Difficile d'être celle qui reste maintenant.
Je comprends. Je comprends tout ce qu'il peut ressentir; enfin en grande partie puisque moi j'avais en plus la barrière de la langue que lui n'aura pas là-bas. Mais je sais comme cette dernière semaine est la plus stressante: entre le travail à faire jusqu'au dernier moment, les valises, les papiers, les adieux de dernière minute, les imprévus...la liste est bien longue! Alors ajoutez à cela une petite brune aux yeux bleus qui veut passer une dernière nuit avec vous et vous aurez un emploi du temps complet et difficile à gérer.
Egoïste, débordé, maladroit et con. Je crois sincèrement que nous sommes tout cela à la fois quand nous partons. Nous n'imaginons pas le nombre de personnes qui pensent à nous, celles auxquelles on manque. La réciproque est vraie. Rester, attendre, espérer. Quand il s'agit d'amitié on peut en avoir la démonstration tous les jours, surtout dans les moments difficiles ou inattendus.

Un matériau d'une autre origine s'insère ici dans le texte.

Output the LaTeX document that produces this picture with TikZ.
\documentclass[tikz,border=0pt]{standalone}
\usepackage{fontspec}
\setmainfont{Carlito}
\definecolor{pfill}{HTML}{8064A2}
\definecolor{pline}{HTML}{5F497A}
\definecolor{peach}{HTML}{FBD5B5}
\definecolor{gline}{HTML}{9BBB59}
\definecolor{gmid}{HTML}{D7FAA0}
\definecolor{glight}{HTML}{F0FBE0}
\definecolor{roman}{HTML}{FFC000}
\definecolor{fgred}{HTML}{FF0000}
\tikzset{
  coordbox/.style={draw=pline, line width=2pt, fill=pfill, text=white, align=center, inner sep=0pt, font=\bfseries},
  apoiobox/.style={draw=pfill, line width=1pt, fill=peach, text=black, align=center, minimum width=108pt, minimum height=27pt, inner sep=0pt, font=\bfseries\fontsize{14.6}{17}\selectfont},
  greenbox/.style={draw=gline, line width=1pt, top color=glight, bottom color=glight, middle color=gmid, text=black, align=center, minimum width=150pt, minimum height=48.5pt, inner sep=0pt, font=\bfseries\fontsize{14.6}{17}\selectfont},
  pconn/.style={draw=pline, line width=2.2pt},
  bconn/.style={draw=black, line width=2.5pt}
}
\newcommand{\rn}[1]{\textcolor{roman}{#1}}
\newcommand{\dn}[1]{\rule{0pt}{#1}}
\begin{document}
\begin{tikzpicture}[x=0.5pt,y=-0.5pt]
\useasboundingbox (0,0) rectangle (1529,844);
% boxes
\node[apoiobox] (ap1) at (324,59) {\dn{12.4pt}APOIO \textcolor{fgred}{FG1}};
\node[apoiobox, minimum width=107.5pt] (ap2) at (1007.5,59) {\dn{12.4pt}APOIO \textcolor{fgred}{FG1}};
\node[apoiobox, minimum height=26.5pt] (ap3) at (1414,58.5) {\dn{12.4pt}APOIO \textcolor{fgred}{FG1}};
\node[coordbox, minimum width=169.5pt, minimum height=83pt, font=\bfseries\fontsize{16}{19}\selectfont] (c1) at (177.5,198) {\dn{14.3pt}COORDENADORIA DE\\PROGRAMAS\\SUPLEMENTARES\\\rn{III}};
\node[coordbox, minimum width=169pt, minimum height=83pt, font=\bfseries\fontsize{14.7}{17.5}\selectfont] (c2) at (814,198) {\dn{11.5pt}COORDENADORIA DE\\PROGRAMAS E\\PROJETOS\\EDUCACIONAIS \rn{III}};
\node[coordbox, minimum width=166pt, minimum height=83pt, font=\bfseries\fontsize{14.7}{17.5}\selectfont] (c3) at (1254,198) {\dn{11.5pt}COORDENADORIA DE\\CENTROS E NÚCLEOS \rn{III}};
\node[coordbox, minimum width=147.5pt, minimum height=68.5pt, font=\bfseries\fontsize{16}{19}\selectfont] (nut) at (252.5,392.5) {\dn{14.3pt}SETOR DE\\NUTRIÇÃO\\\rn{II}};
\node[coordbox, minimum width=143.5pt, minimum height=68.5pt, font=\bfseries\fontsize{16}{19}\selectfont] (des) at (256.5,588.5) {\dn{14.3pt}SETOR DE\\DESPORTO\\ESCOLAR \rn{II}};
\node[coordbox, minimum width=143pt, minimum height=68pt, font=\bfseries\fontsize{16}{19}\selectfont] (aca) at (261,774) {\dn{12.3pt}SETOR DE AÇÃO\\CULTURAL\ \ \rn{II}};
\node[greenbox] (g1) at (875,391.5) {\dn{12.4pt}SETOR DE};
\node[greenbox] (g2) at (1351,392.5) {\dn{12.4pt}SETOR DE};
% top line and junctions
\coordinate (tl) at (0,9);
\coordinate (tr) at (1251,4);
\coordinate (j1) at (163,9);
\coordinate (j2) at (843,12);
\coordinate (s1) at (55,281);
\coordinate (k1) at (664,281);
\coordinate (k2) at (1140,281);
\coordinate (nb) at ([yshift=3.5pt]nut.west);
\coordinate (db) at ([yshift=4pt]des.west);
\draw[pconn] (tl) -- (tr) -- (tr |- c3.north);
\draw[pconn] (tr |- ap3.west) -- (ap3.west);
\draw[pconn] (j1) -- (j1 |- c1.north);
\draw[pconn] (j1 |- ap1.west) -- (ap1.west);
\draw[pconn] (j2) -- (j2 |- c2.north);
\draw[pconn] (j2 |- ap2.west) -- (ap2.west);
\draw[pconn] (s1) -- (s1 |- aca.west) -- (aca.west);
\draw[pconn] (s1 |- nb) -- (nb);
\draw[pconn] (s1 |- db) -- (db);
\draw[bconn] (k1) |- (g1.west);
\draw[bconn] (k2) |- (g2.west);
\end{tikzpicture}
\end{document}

Quand il s'agit d'amour que c'est dur. Tout est si enivrant et si trouble à la fois.
Il y a peu nous avons parlé de la situation et de ce qui allait se passer: la distance est trop importante pour continuer. Il est incapable de garder et de s'occuper d'une relation d'aussi loin. Je sais. Je comprends. Je m'en doutais. Que j'ai mal. Ne pas me perdre, continuer à s'appeler, à s'écrire, aller le voir là-bas, qu'est-ce que je vais faire pendant qu'il ne sera pas là, pourquoi je suis avec lui, qu'est-ce qui m'a plu chez lui...Tout arrêter et rester ami est une chose. Poser toutes ces questions en est une autre. La situation est encore plus étrange que d'habitude. Pour la première fois depuis que j'ai douze ans je ne veux pas couper les ponts. Faire le tri par le vide. Je ne veux pas perdre ce qu'il y a entre lui et moi. Un jour il m'a dit "Nous sommes des doubles parfaits". Je crois que c'est cette situation qui est difficile à gérer.

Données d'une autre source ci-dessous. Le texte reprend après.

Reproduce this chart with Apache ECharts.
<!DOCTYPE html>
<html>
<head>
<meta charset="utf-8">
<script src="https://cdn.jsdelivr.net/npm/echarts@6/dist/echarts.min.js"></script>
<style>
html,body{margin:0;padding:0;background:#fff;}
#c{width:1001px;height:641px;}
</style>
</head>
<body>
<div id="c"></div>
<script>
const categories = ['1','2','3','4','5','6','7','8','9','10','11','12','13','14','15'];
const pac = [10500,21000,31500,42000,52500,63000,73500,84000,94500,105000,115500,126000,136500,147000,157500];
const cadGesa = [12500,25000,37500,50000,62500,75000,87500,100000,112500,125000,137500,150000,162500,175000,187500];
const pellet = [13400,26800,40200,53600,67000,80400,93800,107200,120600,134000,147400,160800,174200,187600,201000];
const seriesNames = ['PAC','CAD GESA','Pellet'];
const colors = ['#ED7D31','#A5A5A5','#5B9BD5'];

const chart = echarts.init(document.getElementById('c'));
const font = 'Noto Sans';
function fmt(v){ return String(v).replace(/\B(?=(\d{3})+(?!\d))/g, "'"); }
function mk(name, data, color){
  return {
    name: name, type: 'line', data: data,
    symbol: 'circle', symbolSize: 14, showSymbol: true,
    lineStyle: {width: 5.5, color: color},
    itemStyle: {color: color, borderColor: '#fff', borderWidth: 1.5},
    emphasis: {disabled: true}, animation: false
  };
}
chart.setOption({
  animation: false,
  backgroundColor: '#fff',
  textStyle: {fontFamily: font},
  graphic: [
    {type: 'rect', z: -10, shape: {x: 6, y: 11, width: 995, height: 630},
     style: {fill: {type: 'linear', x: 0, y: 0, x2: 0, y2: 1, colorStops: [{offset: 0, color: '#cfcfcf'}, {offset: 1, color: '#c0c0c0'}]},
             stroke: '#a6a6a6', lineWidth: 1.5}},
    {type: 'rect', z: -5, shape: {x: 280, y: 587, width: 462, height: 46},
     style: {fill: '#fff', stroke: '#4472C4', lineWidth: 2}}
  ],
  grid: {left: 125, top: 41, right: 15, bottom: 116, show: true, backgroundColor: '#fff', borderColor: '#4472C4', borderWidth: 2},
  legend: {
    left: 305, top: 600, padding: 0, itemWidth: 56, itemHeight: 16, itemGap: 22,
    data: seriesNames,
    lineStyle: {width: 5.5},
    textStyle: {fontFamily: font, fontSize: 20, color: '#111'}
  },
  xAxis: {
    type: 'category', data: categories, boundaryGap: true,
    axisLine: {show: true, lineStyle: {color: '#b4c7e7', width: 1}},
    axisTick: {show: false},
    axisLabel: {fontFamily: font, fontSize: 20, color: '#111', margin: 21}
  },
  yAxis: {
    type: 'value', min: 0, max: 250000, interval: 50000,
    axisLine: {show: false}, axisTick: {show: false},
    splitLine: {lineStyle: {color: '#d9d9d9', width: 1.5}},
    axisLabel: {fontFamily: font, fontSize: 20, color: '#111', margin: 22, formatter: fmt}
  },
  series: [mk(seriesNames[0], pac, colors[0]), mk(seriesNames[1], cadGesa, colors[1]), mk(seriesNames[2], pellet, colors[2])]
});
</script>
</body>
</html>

Je le savais quasiment depuis le début qu'il partirait. Mais j'en avais pris mon parti. J'ai profité. Profité de tout: les soirées, les week-end, les vacances, les moments difficiles. Mais on ne choisit pas. On ne choisit jamais. Les sentiments changent; vous changent. A ce moment précis, nous sommes comme la mer de cette photographie: tristes, démontés, mais tellement forts et beaux. Rien de plus merveilleux qu'une mer déchaînée. Tout ce que j'aime: toujours rechercher l'absolu, les extrêmes, ces situations qui vous mettent à l'envers, qui vous poussent dans vos derniers retranchements jusqu'à vous en arracher les tripes et le coeur. Jamais de juste milieu. Ne jamais abandonner.